Reframing Ethereum’s Core Utility
Buterin’s framing emphasizes Ethereum as a globally accessible, tamper-resistant ledger for small but high-value pieces of information—data that benefits from open verification and resistance to unilateral alteration or removal. This view positions the network less as a rival to traditional payment systems and more as a base layer for credible data availability.
Beyond Payments and Smart Contracts
While Ethereum popularized programmable money and decentralized applications, Buterin suggests the foundational capability enabling those use cases is the network’s ability to store and attest to data in a way that is publicly verifiable and difficult to censor. Payments and complex on-chain logic may remain important, but the underlying data layer is what consistently delivers unique value across applications.
Implications for Builders
Framing Ethereum as a public data layer highlights design patterns that minimize on-chain footprint while maximizing verifiability. Potential areas that benefit from this approach include:
- Attestations and identity: Publishing claims, credentials, or membership proofs that can be verified by anyone.
- Commitments and proofs: Anchoring hashes of documents, datasets, or off-chain computations for auditability.
- Registry and naming: Maintaining neutral, durable records such as domain or asset registries.
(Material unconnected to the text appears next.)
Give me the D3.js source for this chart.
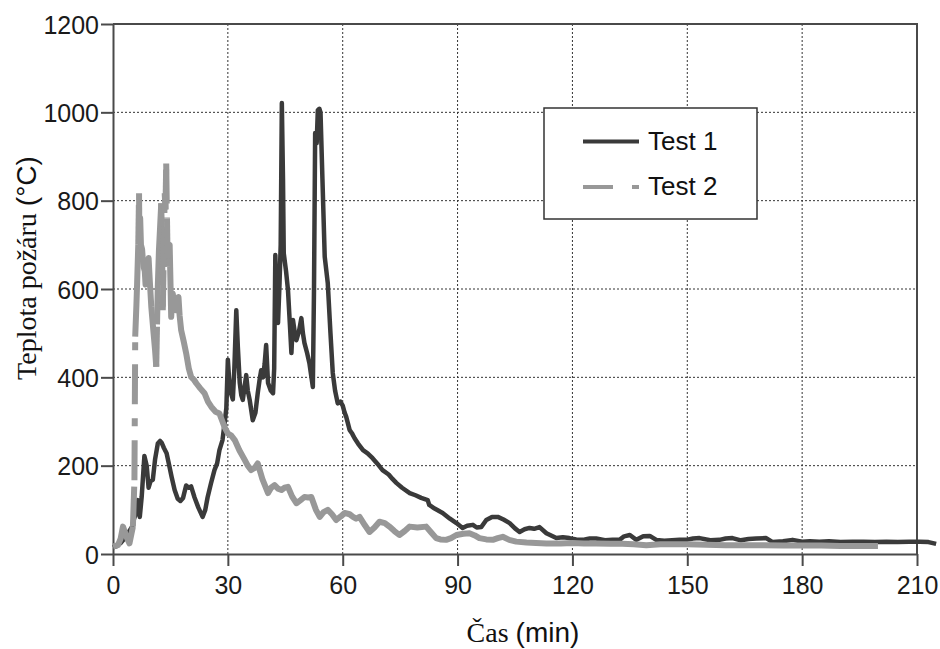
<!DOCTYPE html>
<html>
<head>
<meta charset="utf-8">
<script src="https://cdn.jsdelivr.net/npm/d3@7"></script>
<style>
  body { margin: 0; background: #fff; }
  svg { display: block; }
</style>
</head>
<body>
<div id="app"></div>
<script>
// values (time in min, temperature in °C)
const seriesNames = ["Test 1", "Test 2"];

const test1Time = [0, 1, 2, 3, 4, 5, 5.5, 6, 6.5, 7, 7.5, 8.2, 8.8, 9.3, 9.8, 10.4, 11, 11.7, 12.3, 12.7,
  13.3, 14, 14.7, 15.3, 16.1, 16.9, 17.6, 18.3, 19.1, 19.8, 20.4, 21.3, 22.3, 23.4, 24.1, 24.7, 25.6, 26.5,
  27.2, 27.8, 28.6, 29.2, 29.6, 30.0, 30.3, 30.6, 31.3, 31.7, 32.2, 32.6, 33.1, 33.5, 33.9, 34.4, 34.8, 35.2,
  35.7, 36.5, 37.2, 37.8, 38.3, 38.7, 39.2, 39.6, 40.0, 40.5, 41.2, 41.8, 42.1, 42.4, 42.8, 43.1, 43.5, 43.8,
  44.1, 44.4, 44.6, 45.2, 45.7, 46.2, 46.6, 47.0, 47.5, 47.9, 48.6, 49.2, 49.6, 50.0, 50.7, 51.3, 52.2, 52.5,
  52.8, 53.2, 53.5, 53.9, 54.2, 54.7, 55.3, 56.1, 56.8, 57.4, 58.0, 58.7, 59.4, 60.0, 60.5, 60.9, 61.8, 62.5,
  63.1, 64.0, 65.3, 66.5, 67.8, 69.0, 70.4, 72.0, 73.0, 74.0, 75.5, 77.5, 79.0, 80.5, 82.2, 82.6, 84.0, 86.1,
  88.0, 89.7, 91.3, 92.5, 94.0, 95.0, 96.2, 97.5, 99.0, 100.5, 102.0, 103.6, 105.0, 106.2, 107.5, 108.8,
  110.0, 111.4, 113.2, 115.8, 117.5, 119.2, 121.0, 122.7, 124.5, 126.2, 128.5, 130.5, 132.3, 133.5, 135.0,
  136.7, 138.5, 140.2, 141.9, 144.0, 146.0, 148.0, 149.7, 151.5, 153.2, 156.0, 158.4, 160.0, 161.8, 164.0,
  166.0, 168.0, 170.6, 172.3, 175.0, 177.5, 180.0, 182.0, 184.5, 187.0, 190.0, 193.2, 196.0, 199.0, 202.0,
  205.0, 208.0, 210.7, 213.0, 215.0];
const test1Temp = [15, 18, 25, 35, 48, 62, 80, 92, 122, 84, 130, 222, 200, 150, 165, 168, 215, 250, 256, 252,
  240, 228, 200, 175, 145, 125, 120, 127, 155, 150, 153, 128, 105, 84, 100, 128, 160, 190,
  205, 235, 258, 300, 330, 440, 400, 370, 350, 420, 552, 470, 388, 360, 349, 380, 405, 370,
  349, 303, 320, 364, 395, 416, 400, 430, 473, 387, 370, 364, 420, 677, 560, 523, 613, 700,
  1021, 850, 681, 640, 598, 520, 455, 530, 500, 484, 505, 534, 500, 478, 455, 432, 378, 600,
  953, 930, 1005, 1008, 1000, 850, 673, 613, 500, 410, 370, 341, 345, 336, 320, 311, 281, 272,
  262, 250, 235, 228, 217, 205, 190, 180, 170, 161, 150, 138, 133, 127, 122, 111, 103, 93,
  80, 70, 59, 64, 66, 60, 61, 77, 84, 84, 78, 70, 58, 50, 56, 59,
  57, 61, 47, 36, 38, 36, 33, 32, 35, 35, 31, 32, 32, 40, 43,
  32, 40, 41, 32, 30, 31, 32, 32, 35, 36, 31, 32, 35, 36, 31,
  34, 35, 36, 27, 29, 32, 28, 29, 28, 29, 27, 28, 28, 27, 28,
  27, 28, 28, 27, 23];

const test2Time = [0, 1.3, 2.0, 2.6, 3.1, 3.5, 4.3, 5.2, 5.6, 5.8, 6.1, 6.3, 6.6, 6.8, 6.9, 7.1, 7.3, 7.6,
  7.8, 8.0, 8.3, 8.5, 8.7, 9.0, 9.3, 9.6, 10.0, 10.3, 10.6, 11.0, 11.3, 11.5, 11.7, 12.0, 12.3, 12.6, 12.8,
  13.0, 13.2, 13.5, 13.7, 13.9, 14.1, 14.3, 14.5, 14.8, 15.0, 15.2, 15.4, 15.6, 16.1, 16.5, 17.1, 17.4,
  17.8, 18.5, 19.1, 19.8, 20.4, 21.1, 21.8, 22.8, 23.9, 24.8, 25.7, 26.8, 27.8, 29.1, 30.0, 30.9, 31.8, 33.0,
  34.4, 35.2, 36.1, 37.0, 37.8, 39.0, 40.5, 41.3, 42.2, 43.1, 44.0, 44.8, 45.7, 46.8, 47.9, 49.0, 50.0,
  51.0, 51.8, 53.0, 54.0, 55.0, 56.1, 57.2, 58.3, 59.5, 60.5, 61.8, 62.7, 63.5, 64.4, 65.8, 67.0, 68.3,
  69.6, 71.0, 72.2, 73.5, 74.8, 76.2, 77.5, 79.5, 81.8, 83.0, 84.4, 85.5, 87.0, 88.3, 89.7, 91.5, 93.1,
  94.5, 95.7, 97.5, 99.2, 100.5, 101.8, 103.5, 105.3, 108.0, 110.5, 113.2, 117.0, 120.0, 123.0, 126.2,
  130.0, 133.0, 136.0, 139.3, 143.0, 147.0, 150.0, 155.0, 160.0, 165.0, 170.0, 175.0, 180.0, 185.0,
  190.0, 195.0, 199.8];
const test2Temp = [17, 20, 35, 62, 50, 39, 24, 62, 167, 492, 560, 613, 700, 817, 718, 760, 700, 690,
  666, 650, 640, 610, 620, 650, 670, 620, 560, 530, 500, 460, 424, 520, 605, 688, 740, 794, 700,
  552, 650, 817, 780, 884, 760, 650, 690, 700, 620, 537, 570, 590, 560, 552, 582, 540,
  507, 480, 455, 420, 401, 395, 386, 375, 364, 345, 333, 322, 318, 288, 273, 268, 258, 235,
  213, 200, 190, 195, 205, 170, 138, 150, 156, 148, 145, 150, 152, 130, 115, 122, 129,
  128, 129, 100, 84, 95, 100, 90, 77, 85, 93, 90, 84, 80, 84, 65, 50, 60,
  73, 70, 62, 52, 43, 52, 62, 60, 62, 50, 36, 33, 32, 36, 43, 46, 47,
  42, 36, 33, 32, 36, 39, 32, 28, 26, 25, 24, 24, 25, 24, 24,
  23, 23, 22, 20, 22, 22, 22, 21, 20, 20, 20, 19, 19, 19,
  18, 18, 18];

const xTicks = [0, 30, 60, 90, 120, 150, 180, 210];
const yTicks = [0, 200, 400, 600, 800, 1000, 1200];

const width = 940, height = 649;
const dark = "#3a3a3a", grey = "#989898", frame = "#4a4a4a";
const dashPattern = [40, 14, 8, 14];      // along the data line
const legendDash = [30, 19, 8, 19];       // as drawn in the legend

const svg = d3.select("#app").append("svg")
    .attr("width", width)
    .attr("height", height);

const x = d3.scaleLinear().domain([0, 210]).range([113, 917]);
const y = d3.scaleLinear().domain([0, 1200]).range([554, 24]);

// dotted grid
svg.append("g").selectAll("line")
    .data(xTicks.filter(d => d > 0 && d < 210))
    .join("line")
    .attr("x1", d => x(d)).attr("x2", d => x(d))
    .attr("y1", y(0)).attr("y2", y(1200))
    .attr("stroke", "#333").attr("stroke-width", 1).attr("stroke-dasharray", "2,2");
svg.append("g").selectAll("line")
    .data(yTicks.filter(d => d > 0 && d < 1200))
    .join("line")
    .attr("x1", x(0)).attr("x2", x(210))
    .attr("y1", d => y(d)).attr("y2", d => y(d))
    .attr("stroke", "#333").attr("stroke-width", 1).attr("stroke-dasharray", "2,2");

// top and right frame
svg.append("path")
    .attr("d", `M${x(0)},${y(1200)}H${x(210)}V${y(0)}`)
    .attr("fill", "none").attr("stroke", frame).attr("stroke-width", 2);

// axes
const xAxis = svg.append("g")
    .attr("transform", `translate(0,${y(0)})`)
    .call(d3.axisBottom(x).tickValues(xTicks).tickSize(12).tickSizeOuter(0).tickPadding(10));
const yAxis = svg.append("g")
    .attr("transform", `translate(${x(0)},0)`)
    .call(d3.axisLeft(y).tickValues(yTicks).tickFormat(d3.format("d"))
        .tickSize(12).tickSizeOuter(0).tickPadding(2));
[xAxis, yAxis].forEach(a => {
    a.select(".domain").attr("stroke", frame).attr("stroke-width", 2);
    a.selectAll(".tick line").attr("stroke", frame).attr("stroke-width", 2);
    a.selectAll(".tick text")
        .attr("fill", "#1a1a1a")
        .style("font-family", "'Liberation Sans', Arial, sans-serif")
        .style("font-size", "25px");
});
yAxis.selectAll(".tick text").attr("dy", "0.36em");

const test1 = test1Time.map((t, i) => [t, test1Temp[i]]);
const test2 = test2Time.map((t, i) => [t, test2Temp[i]]);

const line = d3.line().x(d => x(d[0])).y(d => y(d[1]));

// Test 1
svg.append("path")
    .datum(test1)
    .attr("d", line)
    .attr("fill", "none")
    .attr("stroke", dark)
    .attr("stroke-width", 4.5)
    .attr("stroke-linejoin", "round");

// Test 2: dash pattern restarts on every segment, so only long segments show gaps
const firstDash = dashPattern[0];
const segLen = (a, b) => Math.hypot(x(b[0]) - x(a[0]), y(b[1]) - y(a[1]));
const runs = [];
const longSegs = [];
let run = [test2[0]];
for (let i = 1; i < test2.length; i++) {
    const a = test2[i - 1], b = test2[i];
    if (segLen(a, b) <= firstDash) {
        run.push(b);
    } else {
        longSegs.push([a, b]);
        if (run.length > 1) runs.push(run);
        run = [b];
    }
}
if (run.length > 1) runs.push(run);

svg.append("g").selectAll("path")
    .data(runs)
    .join("path")
    .attr("d", line)
    .attr("fill", "none")
    .attr("stroke", grey)
    .attr("stroke-width", 6)
    .attr("stroke-linejoin", "round");
svg.append("g").selectAll("line")
    .data(longSegs)
    .join("line")
    .attr("x1", d => x(d[0][0])).attr("y1", d => y(d[0][1]))
    .attr("x2", d => x(d[1][0])).attr("y2", d => y(d[1][1]))
    .attr("stroke", grey)
    .attr("stroke-width", 6)
    .attr("stroke-dasharray", dashPattern.join(","));

// legend
const legend = svg.append("g");
legend.append("rect")
    .attr("x", 544).attr("y", 108).attr("width", 213).attr("height", 111)
    .attr("fill", "#fff").attr("stroke", "#333").attr("stroke-width", 1.5);
const legendItems = [
    { name: seriesNames[0], color: dark, w: 4, dash: null, y: 141.5 },
    { name: seriesNames[1], color: grey, w: 4, dash: legendDash.join(","), y: 187 }
];
legendItems.forEach(it => {
    legend.append("line")
        .attr("x1", 583).attr("x2", 639)
        .attr("y1", it.y).attr("y2", it.y)
        .attr("stroke", it.color).attr("stroke-width", it.w)
        .attr("stroke-dasharray", it.dash);
    legend.append("text")
        .attr("x", 648).attr("y", it.y + 8)
        .attr("fill", "#111")
        .style("font-family", "'Liberation Sans', Arial, sans-serif")
        .style("font-size", "26px")
        .text(it.name);
});

// axis titles
const xTitle = svg.append("text")
    .attr("x", 523).attr("y", 642)
    .attr("text-anchor", "middle")
    .attr("fill", "#111")
    .style("font-size", "28px");
xTitle.append("tspan").style("font-family", "'Liberation Serif', 'Times New Roman', serif").text("Čas ");
xTitle.append("tspan").style("font-family", "'Liberation Sans', Arial, sans-serif").text("(min)");

const yTitle = svg.append("text")
    .attr("transform", "translate(36,268) rotate(-90)")
    .attr("text-anchor", "middle")
    .attr("fill", "#111")
    .style("font-size", "28px");
yTitle.append("tspan").style("font-family", "'Liberation Serif', 'Times New Roman', serif").text("Teplota požáru ");
yTitle.append("tspan").style("font-family", "'Liberation Sans', Arial, sans-serif").text("(°C)");
</script>
</body>
</html>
- Protocol coordination: Open signaling and configuration data for decentralized systems.
Conference Context
The Real World Crypto conference brings together cryptographers and practitioners to bridge theory and practical security. Buterin’s reflections suggest that discussions in this setting reinforced viewing Ethereum as general-purpose, censorship-resistant infrastructure for public data—an angle that may guide both developer priorities and policy debates around open networks.